JULIA DEMAREE NIKHINSON (Pool/EFE)
Hay una foto que parece una película sin argumento, un cuadro de caza sin ciervo. En ella, un grupo de multimillonarios posa con esa expresión de quien acaba de perder una suma obscena de dinero y, al mismo tiempo, sigue sin saber cuánto cuesta una barra de pan.
Los rostros son variados, pero todos comparten el gesto de quien juega con el destino como si fuera una app en versión beta. Están los que sonríen con la suficiencia de quien todavía puede pagar el alquiler de la Luna, y los que fruncen el ceño como si esperaran una actualización que arregle el bug del desplome bursátil.
El de la corbata roja parece haber descubierto, justo en ese instante, que la riqueza no es eterna.
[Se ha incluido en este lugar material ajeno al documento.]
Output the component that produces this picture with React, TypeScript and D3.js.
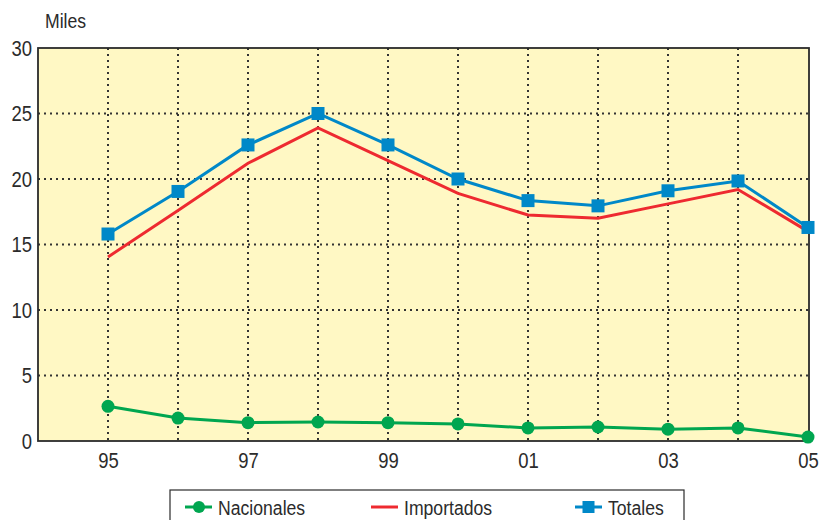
import { useEffect, useRef } from 'react';
import * as d3 from 'd3';

const years = [1995, 1996, 1997, 1998, 1999, 2000, 2001, 2002, 2003, 2004, 2005];
const xTickYears = [1995, 1997, 1999, 2001, 2003, 2005];
const nacionales = [2.65, 1.75, 1.4, 1.45, 1.4, 1.3, 1.0, 1.07, 0.9, 1.0, 0.3];
const importados = [14.05, 17.6, 21.2, 23.9, 21.4, 18.9, 17.25, 17.0, 18.1, 19.2, 16.0];
const totales = [15.8, 19.05, 22.6, 25.0, 22.6, 20.0, 18.35, 17.95, 19.1, 19.85, 16.3];
const yTicks = [0, 5, 10, 15, 20, 25, 30];

const FONT = '"Liberation Sans", Arial, sans-serif';
const GREEN = '#00a650';
const RED = '#ee2a30';
const BLUE = '#0088c8';
const TEXT = '#2b2b2b';

// narrow the text like a condensed face
const condense = (sel: any, origin: string) =>
  sel.style('transform-box', 'fill-box')
    .style('transform-origin', origin)
    .style('transform', 'scaleX(0.84)');

const App = () => {
  const svgRef = useRef<SVGSVGElement>(null);

  useEffect(() => {
    const width = 820;
    const height = 520;
    const plot = { left: 38, right: 809, top: 48, bottom: 441 };

    const svg = d3.select(svgRef.current);
    svg.selectAll('*').remove();
    svg.attr('width', width).attr('height', height);

    const x = d3.scaleLinear().domain([1994, 2005]).range([plot.left, plot.right - 1]);
    const y = d3.scaleLinear().domain([0, 30]).range([plot.bottom, plot.top]);

    // Background
    svg.append('rect')
      .attr('x', plot.left)
      .attr('y', plot.top)
      .attr('width', plot.right - plot.left)
      .attr('height', plot.bottom - plot.top)
      .attr('fill', '#fff8c4');

    // Grid
    const grid = svg.append('g')
      .attr('stroke', '#333')
      .attr('stroke-width', 2)
      .attr('stroke-dasharray', '2,4');
    grid.selectAll('line.v')
      .data(years.slice(0, -1))
      .join('line')
      .attr('x1', d => x(d))
      .attr('x2', d => x(d))
      .attr('y1', plot.top)
      .attr('y2', plot.bottom);
    grid.selectAll('line.h')
      .data(yTicks.slice(1, -1))
      .join('line')
      .attr('x1', plot.left)
      .attr('x2', plot.right)
      .attr('y1', d => y(d))
      .attr('y2', d => y(d));

    // Border
    svg.append('rect')
      .attr('x', plot.left)
      .attr('y', plot.top)
      .attr('width', plot.right - plot.left)
      .attr('height', plot.bottom - plot.top)
      .attr('fill', 'none')
      .attr('stroke', '#2b2b2b')
      .attr('stroke-width', 1.8);

    // Axes
    const yAxis = svg.append('g')
      .attr('transform', `translate(${plot.left},0)`)
      .call(d3.axisLeft(y).tickValues(yTicks).tickSize(0).tickPadding(6));
    yAxis.select('.domain').remove();
    condense(yAxis.selectAll('text')
      .style('font-family', FONT)
      .style('font-size', '22px')
      .style('fill', TEXT), 'right center');

    const xAxis = svg.append('g')
      .attr('transform', `translate(0,${plot.bottom})`)
      .call(d3.axisBottom(x).tickValues(xTickYears).tickSize(0).tickPadding(11)
        .tickFormat(d => String(d).slice(2)));
    xAxis.select('.domain').remove();
    condense(xAxis.selectAll('text')
      .style('font-family', FONT)
      .style('font-size', '22px')
      .style('fill', TEXT), 'center');

    condense(svg.append('text')
      .attr('x', 45)
      .attr('y', 28)
      .style('font-family', FONT)
      .style('font-size', '21px')
      .style('fill', TEXT)
      .text('Miles'), 'left center');

    // Lines
    const series = [
      { name: 'Importados', values: importados, color: RED, marker: 'none' },
      { name: 'Totales', values: totales, color: BLUE, marker: 'square' },
      { name: 'Nacionales', values: nacionales, color: GREEN, marker: 'circle' },
    ];
    const line = d3.line<number>()
      .x((_, i) => x(years[i]))
      .y(d => y(d));

    series.forEach(s => {
      svg.append('path')
        .datum(s.values)
        .attr('d', line)
        .attr('fill', 'none')
        .attr('stroke', s.color)
        .attr('stroke-width', 3);
      if (s.marker === 'circle') {
        svg.append('g').selectAll('circle')
          .data(s.values)
          .join('circle')
          .attr('cx', (_, i) => x(years[i]))
          .attr('cy', d => y(d))
          .attr('r', 6.5)
          .attr('fill', s.color);
      } else if (s.marker === 'square') {
        svg.append('g').selectAll('rect')
          .data(s.values)
          .join('rect')
          .attr('x', (_, i) => x(years[i]) - 6.5)
          .attr('y', d => y(d) - 6.5)
          .attr('width', 13)
          .attr('height', 13)
          .attr('fill', s.color);
      }
    });

    // Legend
    svg.append('rect')
      .attr('x', 170)
      .attr('y', 490)
      .attr('width', 514)
      .attr('height', 40)
      .attr('fill', '#fff')
      .attr('stroke', '#2b2b2b')
      .attr('stroke-width', 1.2);

    const legendItems = [
      { name: 'Nacionales', color: GREEN, marker: 'circle', x: 185 },
      { name: 'Importados', color: RED, marker: 'none', x: 371 },
      { name: 'Totales', color: BLUE, marker: 'square', x: 575 },
    ];
    const ly = 507;
    legendItems.forEach(item => {
      const g = svg.append('g');
      g.append('line')
        .attr('x1', item.x)
        .attr('x2', item.x + 27)
        .attr('y1', ly)
        .attr('y2', ly)
        .attr('stroke', item.color)
        .attr('stroke-width', 3);
      if (item.marker === 'circle') {
        g.append('circle').attr('cx', item.x + 14).attr('cy', ly).attr('r', 6).attr('fill', item.color);
      } else if (item.marker === 'square') {
        g.append('rect').attr('x', item.x + 7.5).attr('y', ly - 6).attr('width', 12).attr('height', 12).attr('fill', item.color);
      }
      condense(g.append('text')
        .attr('x', item.x + 33)
        .attr('y', ly + 8)
        .style('font-family', FONT)
        .style('font-size', '21px')
        .style('fill', TEXT)
        .text(item.name), 'left center');
    });
  }, []);

  return (
    <div style={{ position: 'absolute', left: 0, top: 0, width: 820, height: 520, background: '#fff' }}>
      <svg ref={svgRef} style={{ display: 'block' }} />
    </div>
  );
};

export default App;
El de la chaqueta oscura sonríe con resignación, como si supiera que, al final, todo es código binario: 1 es riqueza, 0 es miseria. A su lado, otro personaje mira al vacío con la expresión de quien ha entendido, demasiado tarde, que la inmortalidad financiera es solo un mito contado por los fondos de inversión.
En el fondo, otros millonarios se desdibujan entre las sombras, como si hubieran sido víctimas de un ciberataque contra su fortuna. No están en bancarrota, claro, pero la idea de que su patrimonio se haya encogido les produce el mismo vértigo que a un ciudadano normal cuando el cajero le dice que su saldo es insuficiente.
Aunque la foto se tomó el 20 de enero, podría haber sido el instante previo a un apocalipsis financiero. O quizá sea solo otra de esas reuniones en las que los ricos se juntan para decidir el destino del resto del mundo, como si fueran los dioses aburridos de un Olimpo sin rayos ni truenos.
Sea como sea, lo cierto es que siguen siendo multimillonarios, aunque un poco menos que ayer. Y eso, en su universo, es lo más parecido a la tragedia.